[Rows from a dataset of charts and code]
[START]
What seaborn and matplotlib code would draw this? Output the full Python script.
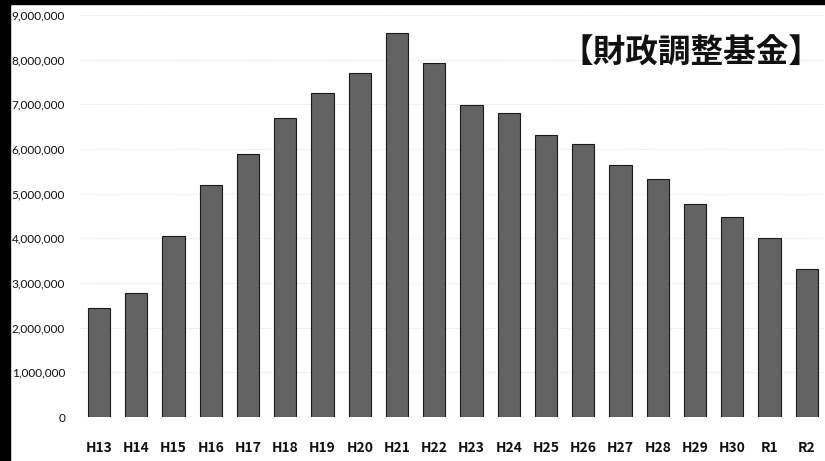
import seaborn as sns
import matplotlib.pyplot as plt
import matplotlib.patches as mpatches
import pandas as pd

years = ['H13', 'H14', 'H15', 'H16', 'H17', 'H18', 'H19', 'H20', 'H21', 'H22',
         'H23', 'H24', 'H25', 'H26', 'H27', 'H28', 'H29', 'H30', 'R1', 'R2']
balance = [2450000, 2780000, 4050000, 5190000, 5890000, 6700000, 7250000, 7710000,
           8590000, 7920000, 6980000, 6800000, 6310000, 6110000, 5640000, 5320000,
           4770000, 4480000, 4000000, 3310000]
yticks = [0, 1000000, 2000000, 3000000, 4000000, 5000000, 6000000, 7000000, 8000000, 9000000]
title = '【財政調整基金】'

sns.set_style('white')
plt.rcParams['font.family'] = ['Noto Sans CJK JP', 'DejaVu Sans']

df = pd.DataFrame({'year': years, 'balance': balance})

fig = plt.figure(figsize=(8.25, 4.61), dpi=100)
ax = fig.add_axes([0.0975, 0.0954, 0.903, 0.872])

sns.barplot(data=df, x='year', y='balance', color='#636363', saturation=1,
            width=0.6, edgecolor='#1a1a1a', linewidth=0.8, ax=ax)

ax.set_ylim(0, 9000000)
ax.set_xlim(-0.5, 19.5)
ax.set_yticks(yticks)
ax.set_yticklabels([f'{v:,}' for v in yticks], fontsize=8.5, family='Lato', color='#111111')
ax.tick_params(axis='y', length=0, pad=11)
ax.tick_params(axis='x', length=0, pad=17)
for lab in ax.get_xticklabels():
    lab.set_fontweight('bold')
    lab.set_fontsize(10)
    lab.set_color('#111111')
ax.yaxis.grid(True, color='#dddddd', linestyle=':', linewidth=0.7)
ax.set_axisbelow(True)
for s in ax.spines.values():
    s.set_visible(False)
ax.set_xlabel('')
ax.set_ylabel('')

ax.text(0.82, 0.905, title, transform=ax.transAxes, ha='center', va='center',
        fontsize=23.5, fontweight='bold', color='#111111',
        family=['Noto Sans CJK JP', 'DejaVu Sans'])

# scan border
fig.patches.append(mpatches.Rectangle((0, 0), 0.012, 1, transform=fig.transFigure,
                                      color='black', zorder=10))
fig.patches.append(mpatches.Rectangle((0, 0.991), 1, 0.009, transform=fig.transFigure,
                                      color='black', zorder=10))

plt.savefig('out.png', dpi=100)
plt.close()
[END]
[START]
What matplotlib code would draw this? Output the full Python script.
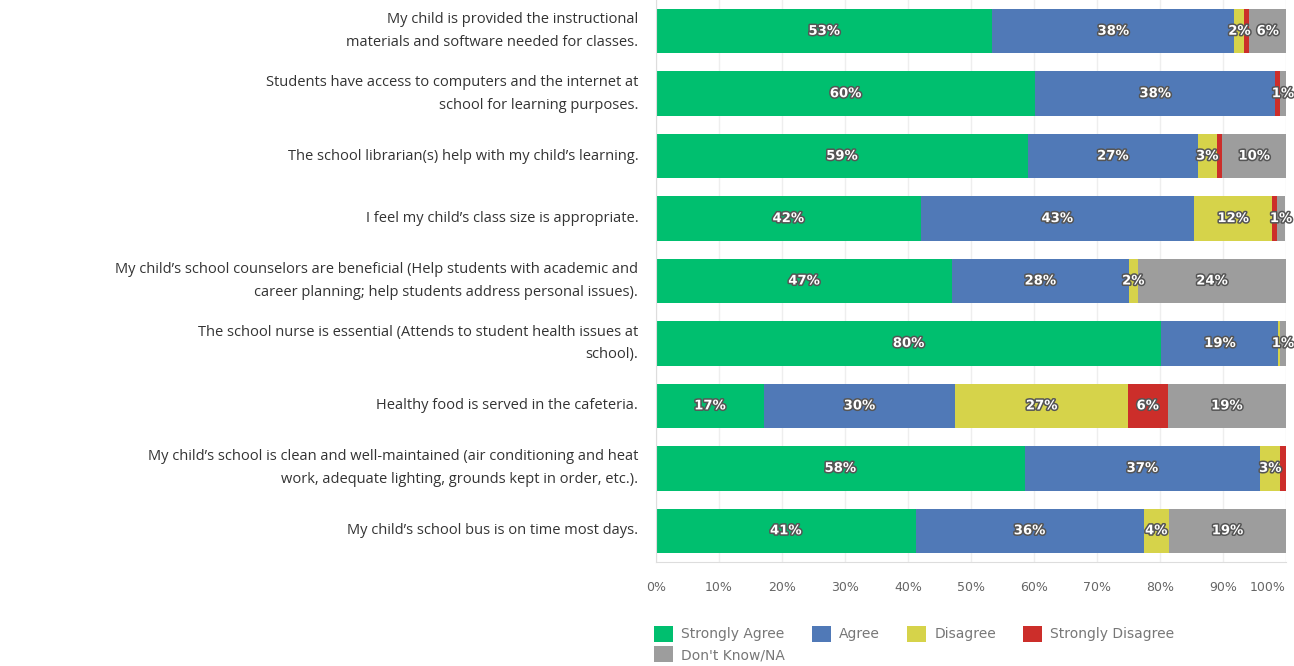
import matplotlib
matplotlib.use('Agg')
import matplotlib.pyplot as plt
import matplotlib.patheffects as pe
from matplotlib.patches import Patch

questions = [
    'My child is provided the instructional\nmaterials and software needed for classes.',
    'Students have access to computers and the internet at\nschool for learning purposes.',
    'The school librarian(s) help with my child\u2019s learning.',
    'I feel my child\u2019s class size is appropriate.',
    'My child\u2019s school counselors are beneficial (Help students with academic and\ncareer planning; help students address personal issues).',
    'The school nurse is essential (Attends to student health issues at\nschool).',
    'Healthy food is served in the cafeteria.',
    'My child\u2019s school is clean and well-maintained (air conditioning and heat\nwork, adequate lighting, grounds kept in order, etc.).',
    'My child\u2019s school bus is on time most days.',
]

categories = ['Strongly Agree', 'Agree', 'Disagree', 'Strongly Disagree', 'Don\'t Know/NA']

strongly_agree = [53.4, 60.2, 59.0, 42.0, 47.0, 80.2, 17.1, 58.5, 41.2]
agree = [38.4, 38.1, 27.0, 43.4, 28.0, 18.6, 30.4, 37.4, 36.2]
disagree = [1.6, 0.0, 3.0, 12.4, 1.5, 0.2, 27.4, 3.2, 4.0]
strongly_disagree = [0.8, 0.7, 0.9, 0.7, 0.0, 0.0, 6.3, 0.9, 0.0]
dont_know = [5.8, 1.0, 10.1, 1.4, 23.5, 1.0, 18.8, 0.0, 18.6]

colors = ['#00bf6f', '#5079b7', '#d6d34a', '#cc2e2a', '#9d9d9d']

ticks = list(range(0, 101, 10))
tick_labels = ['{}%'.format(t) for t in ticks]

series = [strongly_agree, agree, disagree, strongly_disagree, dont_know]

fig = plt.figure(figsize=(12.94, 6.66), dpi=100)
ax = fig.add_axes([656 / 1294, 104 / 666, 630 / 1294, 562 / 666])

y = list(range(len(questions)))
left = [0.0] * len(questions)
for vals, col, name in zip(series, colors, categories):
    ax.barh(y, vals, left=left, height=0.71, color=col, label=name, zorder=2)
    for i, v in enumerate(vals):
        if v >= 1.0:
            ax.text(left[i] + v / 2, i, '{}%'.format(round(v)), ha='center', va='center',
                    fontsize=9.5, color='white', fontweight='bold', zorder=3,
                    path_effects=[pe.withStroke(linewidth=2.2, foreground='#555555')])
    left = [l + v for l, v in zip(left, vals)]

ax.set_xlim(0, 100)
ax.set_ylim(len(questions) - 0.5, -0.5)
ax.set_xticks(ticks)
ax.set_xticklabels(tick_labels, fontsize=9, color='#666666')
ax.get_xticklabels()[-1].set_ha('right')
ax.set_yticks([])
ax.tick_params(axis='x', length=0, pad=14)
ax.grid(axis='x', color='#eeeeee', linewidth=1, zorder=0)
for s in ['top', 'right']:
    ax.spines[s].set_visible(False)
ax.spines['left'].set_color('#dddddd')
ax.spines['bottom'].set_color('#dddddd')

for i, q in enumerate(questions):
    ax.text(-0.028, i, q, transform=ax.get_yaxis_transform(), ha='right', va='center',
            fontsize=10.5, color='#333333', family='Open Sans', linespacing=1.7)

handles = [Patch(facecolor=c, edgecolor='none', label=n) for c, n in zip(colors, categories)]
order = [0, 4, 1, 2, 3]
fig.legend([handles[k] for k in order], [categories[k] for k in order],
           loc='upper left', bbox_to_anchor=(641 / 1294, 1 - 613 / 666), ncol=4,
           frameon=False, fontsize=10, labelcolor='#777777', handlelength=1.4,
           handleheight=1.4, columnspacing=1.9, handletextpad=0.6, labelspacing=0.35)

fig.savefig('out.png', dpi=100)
[END]
EXERCISE BRIEF – From the records above, copy exactly the lines starting at the one with "What matplotlib code" and ending at the one with "from matplotlib.patches import Patch", and no others. Pictures stay out.

EXERCISE ANSWER –
What matplotlib code would draw this? Output the full Python script.
import matplotlib
matplotlib.use('Agg')
import matplotlib.pyplot as plt
import matplotlib.patheffects as pe
from matplotlib.patches import Patch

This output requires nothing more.